Leave the pictures out. Retype exactly the lines below from the one containing "Emit a component" through the one containing "const arpuGrowth = ['', '+48%', '+32%'];", and no others.

[Entries with chart source code]
☆ ☆ ☆ ☆ ☆ ☆ ☆
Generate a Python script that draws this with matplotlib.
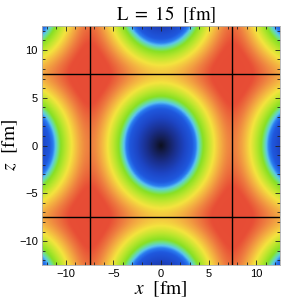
import numpy as np
import matplotlib
matplotlib.use("Agg")
import matplotlib.pyplot as plt
from matplotlib.colors import LinearSegmentedColormap

plt.rcParams['mathtext.fontset'] = 'stix'
plt.rcParams['font.family'] = 'Liberation Sans'

# box size and lattice of density holes (fm)
box_L = 15.0
half_range = 12.5
hole_x = [-15, 0, 15]
hole_z = [-15, 0, 15]
z_stretch = 1.16          # holes are a bit longer along z
softmin_p = 8

# radial colour profile (distance in fm along x)
prof_r = [0.0, 0.6, 1.5, 2.5, 3.3, 3.65, 3.9, 4.15, 4.45, 5.0, 5.6, 6.2, 6.9, 7.6, 9.0]
prof_c = ['#0c1020', '#141d4e', '#1a2f8c', '#1d45c4', '#1f58de', '#2a7cf0',
          '#5cc6ec', '#6cdf92', '#88e024', '#bde62e', '#f4e43e', '#f4b442',
          '#ee7e40', '#e84e36', '#e64a34']

span = prof_r[-1]
cmap = LinearSegmentedColormap.from_list(
    'prof', [(r / span, c) for r, c in zip(prof_r, prof_c)])

# field on grid
x = np.linspace(-half_range, half_range, 500)
z = np.linspace(-half_range, half_range, 500)
X, Z = np.meshgrid(x, z)
acc = np.zeros_like(X)
for hx in hole_x:
    for hz in hole_z:
        d = np.sqrt((X - hx) ** 2 + ((Z - hz) / z_stretch) ** 2) + 1e-6
        acc += d ** (-softmin_p)
D = acc ** (-1.0 / softmin_p)

fig = plt.figure(figsize=(2.82, 3.04), dpi=100)
ax = fig.add_axes([42 / 282, 39 / 304, 238 / 282, 239 / 304])
ax.imshow(D, extent=[-half_range, half_range, -half_range, half_range],
          origin='lower', cmap=cmap, vmin=0, vmax=span,
          interpolation='bilinear', aspect='auto')

# cell boundaries
for v in [-box_L / 2, box_L / 2]:
    ax.axvline(v, color='black', lw=1.0)
    ax.axhline(v, color='black', lw=1.0)

ax.set_xlim(-half_range, half_range)
ax.set_ylim(-half_range, half_range)
ticks = [-10, -5, 0, 5, 10]
ax.set_xticks(ticks)
ax.set_yticks(ticks)
ax.set_xticks(np.arange(-12, 13, 1), minor=True)
ax.set_yticks(np.arange(-12, 13, 1), minor=True)
ax.set_xticklabels(['\u221210', '\u22125', '0', '5', '10'])
ax.set_yticklabels(['\u221210', '\u22125', '0', '5', '10'])
ax.tick_params(which='both', direction='in', top=True, right=True,
               color='#222222', labelsize=8, pad=3)
ax.tick_params(which='major', length=3.5, width=0.6)
ax.tick_params(which='minor', length=2, width=0.6)
for s in ax.spines.values():
    s.set_color('#b0b0b0')
    s.set_linewidth(0.6)

ax.set_title(r'$\mathrm{L\ =\ 15\ \ [fm]}$', fontsize=13.5, pad=4, x=0.52)
ax.set_xlabel(r'$x\ \ \mathrm{[fm]}$', fontsize=14, labelpad=0)
ax.set_ylabel(r'$z\ \ \mathrm{[fm]}$', fontsize=14)
ax.yaxis.set_label_coords(-0.092, 0.5)

fig.savefig('out.png', dpi=100)
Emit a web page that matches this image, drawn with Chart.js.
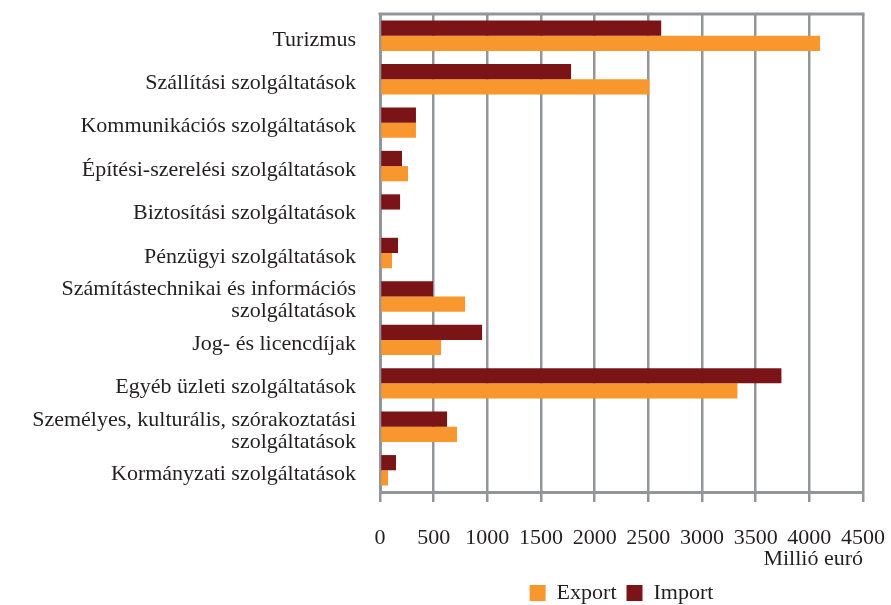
<!DOCTYPE html>
<html>
<head>
<meta charset="utf-8">
<script src="https://cdn.jsdelivr.net/npm/chart.js@4"></script>
<style>
  html, body { margin: 0; padding: 0; background: #fff; }
  #wrap { width: 891px; height: 605px; }
</style>
</head>
<body>
<div id="wrap"><canvas id="c" width="891" height="605"></canvas></div>
<script>
// ── Données ──────────────────────────────────────────────────────────────────
const categories = [
  "Turizmus",
  "Szállítási szolgáltatások",
  "Kommunikációs szolgáltatások",
  "Építési-szerelési szolgáltatások",
  "Biztosítási szolgáltatások",
  "Pénzügyi szolgáltatások",
  ["Számítástechnikai és információs", "szolgáltatások"],
  "Jog- és licencdíjak",
  "Egyéb üzleti szolgáltatások",
  ["Személyes, kulturális, szórakoztatási", "szolgáltatások"],
  "Kormányzati szolgáltatások",
];
const importValues = [2620, 1780, 335, 205, 187, 168, 494, 951, 3740, 625, 149];
const exportValues = [4100, 2510, 335, 261, 0, 112, 793, 569, 3330, 718, 75];
const xTicks = [0, 4500, 500]; // min, max, pas

// ── Style ────────────────────────────────────────────────────────────────────
const ORANGE = "#F8972E";
const DARKRED = "#7B1416";
const GRID = "#939598";
const TXT = "#231F20";
const SERIF = "'Liberation Serif', 'DejaVu Serif', serif";

Chart.defaults.font.family = SERIF;
Chart.defaults.font.size = 22;
Chart.defaults.color = TXT;

// bordure haute du cadre
const topBorder = {
  id: 'topBorder',
  afterDraw(chart) {
    const { ctx, chartArea: a } = chart;
    ctx.save();
    ctx.strokeStyle = GRID;
    ctx.lineWidth = 3;
    ctx.beginPath();
    ctx.moveTo(a.left - 1.5, a.top);
    ctx.lineTo(a.right + 1.5, a.top);
    ctx.stroke();
    ctx.restore();
  }
};

new Chart(document.getElementById('c').getContext('2d'), {
  type: 'bar',
  data: {
    labels: categories,
    datasets: [
      { label: 'Import', data: importValues, backgroundColor: DARKRED },
      { label: 'Export', data: exportValues, backgroundColor: ORANGE },
    ],
  },
  options: {
    indexAxis: 'y',
    responsive: false,
    animation: false,
    categoryPercentage: 0.7,
    barPercentage: 1.0,
    layout: { padding: { top: 14, right: 28, left: 0, bottom: -9 } },
    plugins: {
      tooltip: { enabled: false },
      legend: {
        position: 'bottom',
        fullSize: false,
        reverse: true,
        labels: {
          boxWidth: 16,
          boxHeight: 16,
          padding: 10,
          color: TXT,
          font: { family: SERIF, size: 22 },
        },
      },
    },
    scales: {
      x: {
        min: xTicks[0],
        max: xTicks[1],
        ticks: {
          stepSize: xTicks[2],
          padding: 23,
          color: TXT,
          font: { size: 22 },
          callback: v => String(v),
        },
        grid: { color: GRID, lineWidth: 2.5, tickLength: 10, tickColor: GRID, tickWidth: 2.5 },
        border: { color: GRID, width: 3 },
        title: {
          display: true,
          text: 'Millió euró',
          align: 'end',
          color: TXT,
          font: { size: 22 },
          padding: { top: 0, bottom: 0 },
        },
        afterFit: s => { s.height = 80; s.paddingLeft = 0; s.paddingRight = 0; },
      },
      y: {
        grid: { display: false },
        border: { color: GRID, width: 3 },
        ticks: {
          padding: 16,
          labelOffset: 4,
          color: TXT,
          font: { size: 22, lineHeight: 1.0 },
          autoSkip: false,
        },
        afterFit: s => { s.width = 380; s.paddingTop = 0; s.paddingBottom = 0; },
      },
    },
  },
  plugins: [topBorder],
});
</script>
</body>
</html>
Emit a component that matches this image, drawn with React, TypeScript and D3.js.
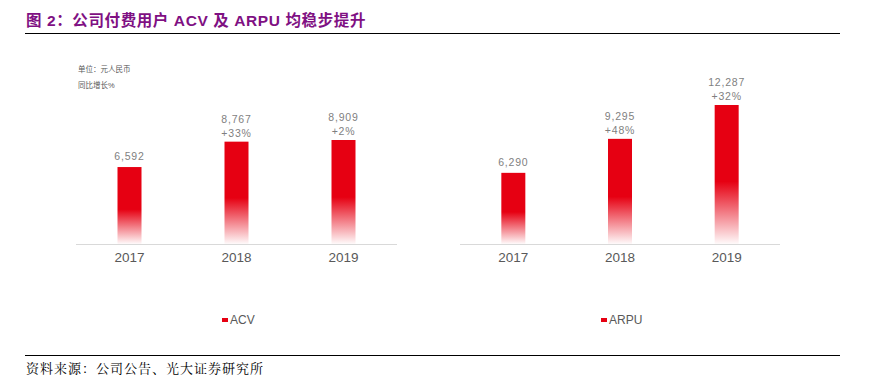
import React from 'react';
import * as d3 from 'd3';

const years = ['2017', '2018', '2019'];
const acv = [6592, 8767, 8909];
const acvGrowth = ['', '+33%', '+2%'];
const arpu = [6290, 9295, 12287];
const arpuGrowth = ['', '+48%', '+32%'];

const RED = '#e60012';
const fmt = d3.format(',');

interface PanelProps {
  values: number[];
  growth: string[];
  name: string;
  x0: number;
  x1: number;
  topY: number;
  legendX: number;
  gid: string;
}

function Panel({ values, growth, name, x0, x1, topY, legendX, gid }: PanelProps) {
  const base = 244;
  const x = d3.scaleBand().domain(years).range([x0, x1]).paddingInner(0.776).paddingOuter(0.388);
  const y = d3.scaleLinear().domain([0, d3.max(values) as number]).range([base, topY]);
  const bw = 24;
  return (
    <g>
      <defs>
        <linearGradient id={gid} x1="0" y1="0" x2="0" y2="1">
          <stop offset="0" stopColor={RED} />
          <stop offset="0.55" stopColor={RED} />
          <stop offset="1" stopColor={RED} stopOpacity={0.02} />
        </linearGradient>
      </defs>
      <line x1={x0} x2={x1} y1={base + 0.5} y2={base + 0.5} stroke="#d9d9d9" strokeWidth={1} />
      {years.map((yr, i) => {
        const cx = (x(yr) as number) + x.bandwidth() / 2;
        const top = y(values[i]);
        return (
          <g key={yr}>
            <rect x={cx - bw / 2} y={top} width={bw} height={base - top} fill={`url(#${gid})`} />
            {growth[i] ? (
              <>
                <text x={cx} y={top - 19} textAnchor="middle" fontSize={10.5} fill="#7f7f7f" letterSpacing={0.8}>
                  {fmt(values[i])}
                </text>
                <text x={cx} y={top - 5} textAnchor="middle" fontSize={10.5} fill="#7f7f7f" letterSpacing={0.8}>
                  {growth[i]}
                </text>
              </>
            ) : (
              <text x={cx} y={top - 7} textAnchor="middle" fontSize={10.5} fill="#7f7f7f" letterSpacing={0.8}>
                {fmt(values[i])}
              </text>
            )}
            <text x={cx} y={262} textAnchor="middle" fontSize={13.5} fill="#595959">
              {yr}
            </text>
          </g>
        );
      })}
      <rect x={legendX} y={318} width={6} height={4} fill={RED} />
      <text x={legendX + 8} y={324} fontSize={12} fill="#595959">
        {name}
      </text>
    </g>
  );
}

export default function App() {
  return (
    <svg width={882} height={392} style={{ position: 'absolute', left: 0, top: 0, background: '#fff' }}
      fontFamily="'Liberation Sans', Arial, 'Noto Sans CJK SC', sans-serif">
      <text x={26} y={26} fontSize={15.5} fontWeight="bold" fill="#7f1083" letterSpacing={0.6}
        fontFamily="'Liberation Sans', Arial, 'Noto Sans CJK SC', sans-serif">
        图 2：公司付费用户 ACV 及 ARPU 均稳步提升
      </text>
      <line x1={25} x2={840} y1={33.5} y2={33.5} stroke="#000" strokeWidth={1.2} />
      <text x={78} y={72} fontSize={7.5} fill="#595959">单位：元人民币</text>
      <text x={78} y={88} fontSize={7.5} fill="#595959">同比增长%</text>
      <Panel values={acv} growth={acvGrowth} name="ACV" x0={76} x1={397} topY={140} legendX={222} gid="gAcv" />
      <Panel values={arpu} growth={arpuGrowth} name="ARPU" x0={460} x1={780} topY={105} legendX={601} gid="gArpu" />
      <line x1={25} x2={840} y1={355.5} y2={355.5} stroke="#000" strokeWidth={1.2} />
      <text x={26} y={373} fontSize={13} fill="#000" letterSpacing={1}
        fontFamily="'Noto Serif CJK SC', 'Noto Sans CJK SC', serif">
        资料来源：公司公告、光大证券研究所
      </text>
    </svg>
  );
}
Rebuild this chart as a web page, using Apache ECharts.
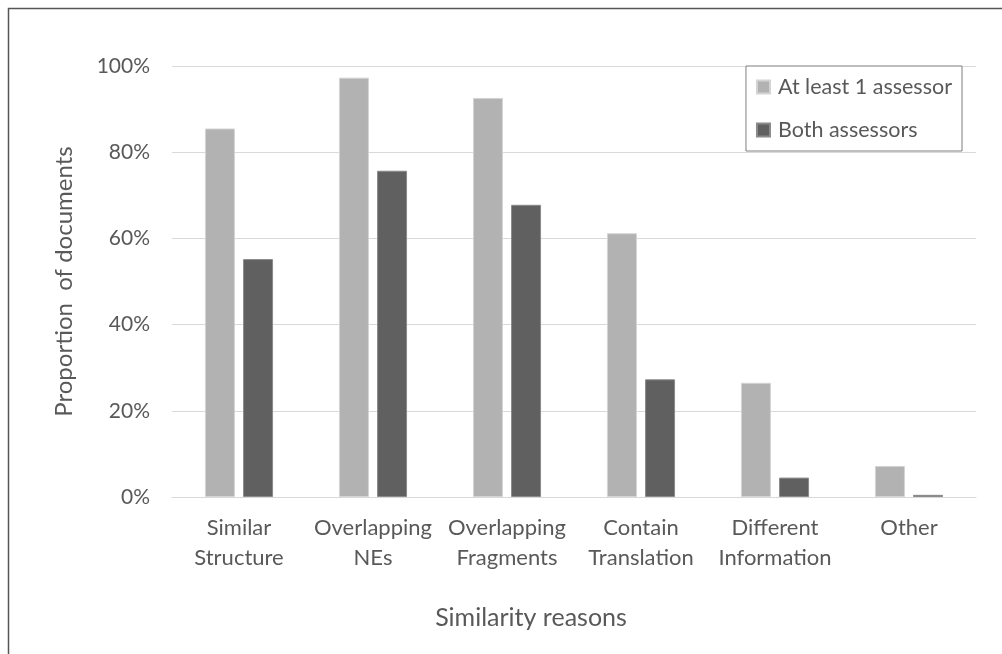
<!DOCTYPE html>
<html>
<head>
<meta charset="utf-8">
<script src="https://cdn.jsdelivr.net/npm/echarts@6/dist/echarts.min.js"></script>
<style>
  html, body { margin: 0; padding: 0; background: #fff; }
  #chart { width: 1002px; height: 654px; }
</style>
</head>
<body>
<div id="chart"></div>
<script>
const categories = ['Similar\nStructure', 'Overlapping\nNEs', 'Overlapping\nFragments', 'Contain\nTranslation', 'Different\nInformation', 'Other'];
const seriesNames = ['At least 1 assessor', 'Both assessors'];
const atLeastOne = [85.5, 97.3, 92.6, 61.2, 26.5, 7.2];
const bothAssessors = [55.2, 75.7, 67.8, 27.3, 4.5, 0.5];
const yTicks = [0, 20, 40, 60, 80, 100];

const FONT = 'Lato';
const TXT = '#595959';

const chart = echarts.init(document.getElementById('chart'), null, { renderer: 'canvas' });
chart.setOption({
  animation: false,
  backgroundColor: '#ffffff',
  graphic: [{
    type: 'rect',
    shape: { x: 8.5, y: 8.5, width: 1100, height: 800 },
    style: { fill: 'none', stroke: '#555555', lineWidth: 1.5 },
    silent: true, z: -1
  }],
  grid: { left: 172, right: 26, top: 66, bottom: 157, containLabel: false },
  legend: {
    orient: 'vertical',
    right: 40,
    top: 66,
    padding: [10, 10, 10, 10],
    itemGap: 21,
    itemWidth: 13,
    itemHeight: 13,
    icon: 'rect',
    backgroundColor: '#ffffff',
    borderColor: '#7f7f7f',
    borderWidth: 1,
    textStyle: { fontFamily: FONT, fontSize: 21.5, color: TXT, padding: [0, 0, 0, 3] },
    data: seriesNames
  },
  xAxis: {
    type: 'category',
    data: categories,
    name: 'Similarity reasons',
    nameLocation: 'middle',
    nameGap: 108,
    nameTextStyle: { fontFamily: FONT, fontSize: 25, color: TXT, padding: [0, 86, 0, 0] },
    axisLine: { lineStyle: { color: '#d9d9d9', width: 1 } },
    axisTick: { show: false },
    axisLabel: { fontFamily: FONT, fontSize: 22, color: TXT, lineHeight: 30, margin: 16, interval: 0 }
  },
  yAxis: {
    type: 'value',
    min: yTicks[0],
    max: yTicks[yTicks.length - 1],
    interval: 20,
    name: 'Proportion  of documents',
    nameLocation: 'middle',
    nameGap: 96,
    nameTextStyle: { fontFamily: FONT, fontSize: 24, color: TXT },
    axisLine: { show: false },
    axisTick: { show: false },
    axisLabel: { fontFamily: FONT, fontSize: 21, color: TXT, margin: 22, formatter: v => v + '%' },
    splitLine: { lineStyle: { color: '#d9d9d9', width: 1 } }
  },
  series: [
    {
      name: seriesNames[0], type: 'bar', data: atLeastOne,
      barWidth: 30, barGap: '27%',
      itemStyle: { color: '#b2b2b2', borderColor: '#d4d4d4', borderWidth: 1 }
    },
    {
      name: seriesNames[1], type: 'bar', data: bothAssessors,
      barWidth: 30, barGap: '27%',
      itemStyle: { color: '#606060', borderColor: '#8a8a8a', borderWidth: 1 }
    }
  ]
});
</script>
</body>
</html>
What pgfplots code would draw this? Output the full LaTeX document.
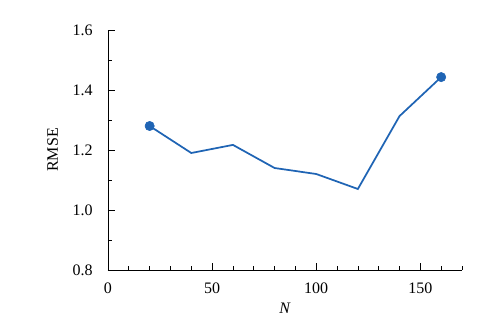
\documentclass[border=0pt]{standalone}
\usepackage{pgfplots}
\pgfplotsset{compat=1.18}
\usepackage{fontspec}
\setmainfont{Liberation Serif}
\definecolor{lblue}{HTML}{1F64B4}
\begin{document}
\begin{tikzpicture}[x=0.75pt,y=0.75pt]
\path[use as bounding box] (-108,-61) rectangle (395,270);
\begin{axis}[
  at={(0,0)}, anchor=origin,
  scale only axis, width=265.5pt, height=180pt,
  xmin=0, xmax=170, ymin=0.8, ymax=1.6,
  axis lines=left,
  axis line style={-, line width=0.6pt},
  xtick={0,50,100,150}, ytick={0.8,1.0,1.2,1.4,1.6},
  minor xtick={10,20,30,40,60,70,80,90,110,120,130,140,160,170},
  minor ytick={0.9,1.1,1.3,1.5},
  tick align=inside,
  major tick length=5pt, minor tick length=3pt,
  tick style={black, line width=0.5pt},
  yticklabel style={/pgf/number format/.cd, fixed, fixed zerofill, precision=1},
  /pgf/number format/assume math mode=true,
  ticklabel style={font=\fontsize{12}{14}\selectfont},
  label style={font=\fontsize{12}{14}\selectfont},
  xlabel={\textit{N}}, ylabel={RMSE},
  xticklabel shift=6pt, yticklabel shift=8pt,
  xlabel style={yshift=0pt},
  ylabel style={yshift=4pt},
  clip=false,
]
\addplot[lblue, line width=1.3pt, mark=none] coordinates {
(20,1.28) (40,1.19) (60,1.217) (80,1.14) (100,1.12) (120,1.07) (140,1.313) (160,1.443)};
\addplot[lblue, only marks, mark=*, mark size=3.5pt] coordinates {(20,1.28) (160,1.443)};
\end{axis}
\end{tikzpicture}
\end{document}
☆ ☆ ☆ ☆ ☆ ☆ ☆
ANSWER TO THE EXERCISE:
Emit a component that matches this image, drawn with React, TypeScript and D3.js.
import React from 'react';
import * as d3 from 'd3';

const years = ['2017', '2018', '2019'];
const acv = [6592, 8767, 8909];
const acvGrowth = ['', '+33%', '+2%'];
const arpu = [6290, 9295, 12287];
const arpuGrowth = ['', '+48%', '+32%'];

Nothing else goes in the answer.